=== Information provided ===

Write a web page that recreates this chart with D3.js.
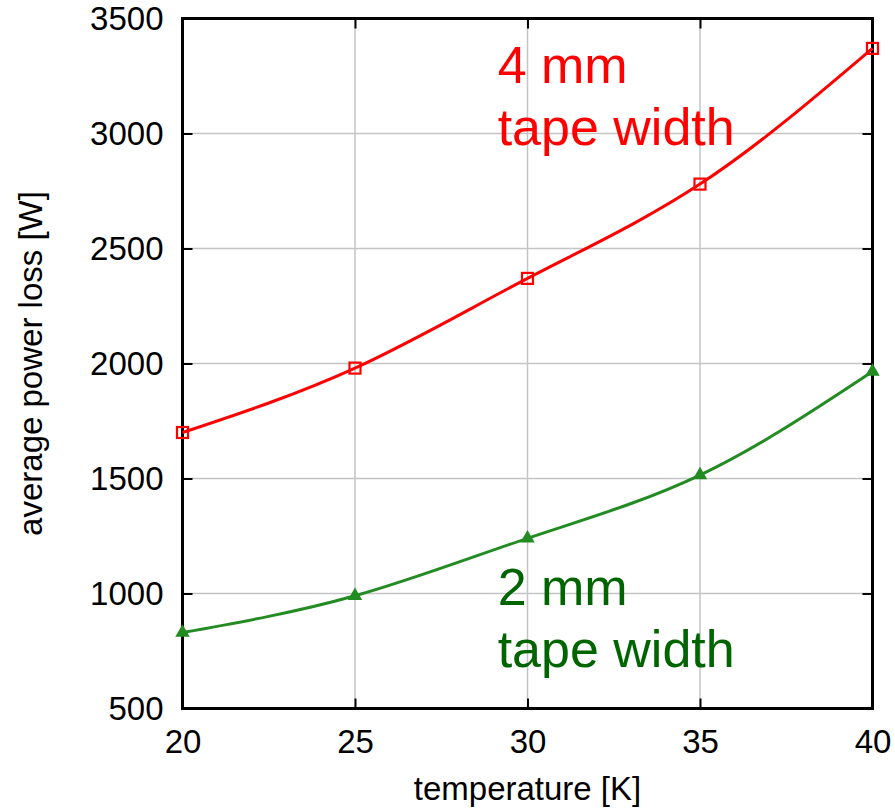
<!DOCTYPE html>
<html>
<head>
<meta charset="utf-8">
<script src="https://cdn.jsdelivr.net/npm/d3@7"></script>
<style>
  html, body { margin: 0; padding: 0; background: #fff; }
  svg { display: block; font-family: "Liberation Sans", Arial, sans-serif; }
</style>
</head>
<body>
<svg id="chart" width="895" height="810"></svg>
<script>
// Data
const temperatures = [20, 25, 30, 35, 40];
const loss4mm = [1700, 1980, 2370, 2780, 3370];
const loss2mm = [830, 990, 1240, 1515, 1965];
const xTicks = [20, 25, 30, 35, 40];
const yTicks = [500, 1000, 1500, 2000, 2500, 3000, 3500];
const xLabel = "temperature [K]";
const yLabel = "average power loss [W]";
const label4 = ["4 mm", "tape width"];
const label2 = ["2 mm", "tape width"];

const svg = d3.select("#chart");
const margin = { left: 182.5, right: 895 - 872.5, top: 18.5, bottom: 810 - 708.5 };
const W = 895, H = 810;
const x = d3.scaleLinear().domain([20, 40]).range([margin.left, W - margin.right]);
const y = d3.scaleLinear().domain([500, 3500]).range([H - margin.bottom, margin.top]);

const x0 = x.range()[0], x1 = x.range()[1], y0 = y.range()[0], y1 = y.range()[1];

// grid
const grid = svg.append("g");
grid.selectAll("line.gx").data(xTicks.slice(1, -1)).join("line")
  .attr("x1", d => x(d)).attr("x2", d => x(d)).attr("y1", y0).attr("y2", y1)
  .attr("stroke", "#c4c4c4").attr("stroke-width", 1.5);
grid.selectAll("line.gy").data(yTicks.slice(1, -1)).join("line")
  .attr("y1", d => y(d)).attr("y2", d => y(d)).attr("x1", x0).attr("x2", x1)
  .attr("stroke", "#c4c4c4").attr("stroke-width", 1.5);

// axes with inward ticks (all four sides)
const tickLen = 10;
const axB = svg.append("g").attr("transform", `translate(0,${y0})`)
  .call(d3.axisBottom(x).tickValues(xTicks).tickSize(-tickLen).tickPadding(21).tickFormat(d3.format("d")));
const axT = svg.append("g").attr("transform", `translate(0,${y1})`)
  .call(d3.axisTop(x).tickValues(xTicks).tickSize(-tickLen).tickFormat(""));
const axL = svg.append("g").attr("transform", `translate(${x0},0)`)
  .call(d3.axisLeft(y).tickValues(yTicks).tickSize(-tickLen).tickPadding(19).tickFormat(d3.format("d")));
const axR = svg.append("g").attr("transform", `translate(${x1},0)`)
  .call(d3.axisRight(y).tickValues(yTicks).tickSize(-tickLen).tickFormat(""));
[axB, axT, axL, axR].forEach(a => {
  a.select(".domain").remove();
  a.selectAll(".tick line").attr("stroke", "#000").attr("stroke-width", 2);
  a.selectAll("text").attr("fill", "#000").style("font-size", "33px")
    .style("font-family", "'Liberation Sans', Arial, sans-serif");
});
axB.selectAll("text").attr("dy", "0.71em");

// frame
svg.append("rect").attr("x", x0).attr("y", y1).attr("width", x1 - x0).attr("height", y0 - y1)
  .attr("fill", "none").attr("stroke", "#000").attr("stroke-width", 3);

// curves
const line = d3.line().x(d => x(d[0])).y(d => y(d[1])).curve(d3.curveNatural);
const d4 = temperatures.map((t, i) => [t, loss4mm[i]]);
const d2 = temperatures.map((t, i) => [t, loss2mm[i]]);

svg.append("path").datum(d4).attr("d", line).attr("fill", "none")
  .attr("stroke", "#ff0000").attr("stroke-width", 3);
svg.append("path").datum(d2).attr("d", line).attr("fill", "none")
  .attr("stroke", "#228b22").attr("stroke-width", 3);

// markers
svg.selectAll("rect.m4").data(d4).join("rect")
  .attr("x", d => x(d[0]) - 5.5).attr("y", d => y(d[1]) - 5.5)
  .attr("width", 11).attr("height", 11)
  .attr("fill", "none").attr("stroke", "#ff0000").attr("stroke-width", 2.2);
const tri = d3.symbol().type(d3.symbolTriangle).size(90);
svg.selectAll("path.m2").data(d2).join("path")
  .attr("transform", d => `translate(${x(d[0])},${y(d[1])})`)
  .attr("d", tri).attr("fill", "#228b22");

// annotations
const ann = (lines, xv, yv, color) => {
  const t = svg.append("text").attr("x", x(xv)).attr("y", y(yv))
    .attr("fill", color).style("font-size", "52px");
  lines.forEach((s, i) => t.append("tspan").attr("x", x(xv)).attr("dy", i === 0 ? 0 : 62).text(s));
};
ann(label4, 29.135, y.invert(83), "#ff0000");
ann(label2, 29.135, y.invert(605), "#006400");

// axis titles
svg.append("text").attr("x", (x0 + x1) / 2).attr("y", 800).attr("text-anchor", "middle")
  .style("font-size", "33px").attr("fill", "#000").text(xLabel);
svg.append("text").attr("transform", `translate(42,${(y0 + y1) / 2}) rotate(-90)`)
  .attr("text-anchor", "middle").style("font-size", "33px").attr("fill", "#000").text(yLabel);
</script>
</body>
</html>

=== What the task asks ===
Extract, word for word, each line from the top of the data down to and including the line with "const x0 = x.range()[0], x1"; skip the pictures.

=== Written answer ===
Write a web page that recreates this chart with D3.js.
<!DOCTYPE html>
<html>
<head>
<meta charset="utf-8">
<script src="https://cdn.jsdelivr.net/npm/d3@7"></script>
<style>
  html, body { margin: 0; padding: 0; background: #fff; }
  svg { display: block; font-family: "Liberation Sans", Arial, sans-serif; }
</style>
</head>
<body>
<svg id="chart" width="895" height="810"></svg>
<script>
// Data
const temperatures = [20, 25, 30, 35, 40];
const loss4mm = [1700, 1980, 2370, 2780, 3370];
const loss2mm = [830, 990, 1240, 1515, 1965];
const xTicks = [20, 25, 30, 35, 40];
const yTicks = [500, 1000, 1500, 2000, 2500, 3000, 3500];
const xLabel = "temperature [K]";
const yLabel = "average power loss [W]";
const label4 = ["4 mm", "tape width"];
const label2 = ["2 mm", "tape width"];

const svg = d3.select("#chart");
const margin = { left: 182.5, right: 895 - 872.5, top: 18.5, bottom: 810 - 708.5 };
const W = 895, H = 810;
const x = d3.scaleLinear().domain([20, 40]).range([margin.left, W - margin.right]);
const y = d3.scaleLinear().domain([500, 3500]).range([H - margin.bottom, margin.top]);

const x0 = x.range()[0], x1 = x.range()[1], y0 = y.range()[0], y1 = y.range()[1];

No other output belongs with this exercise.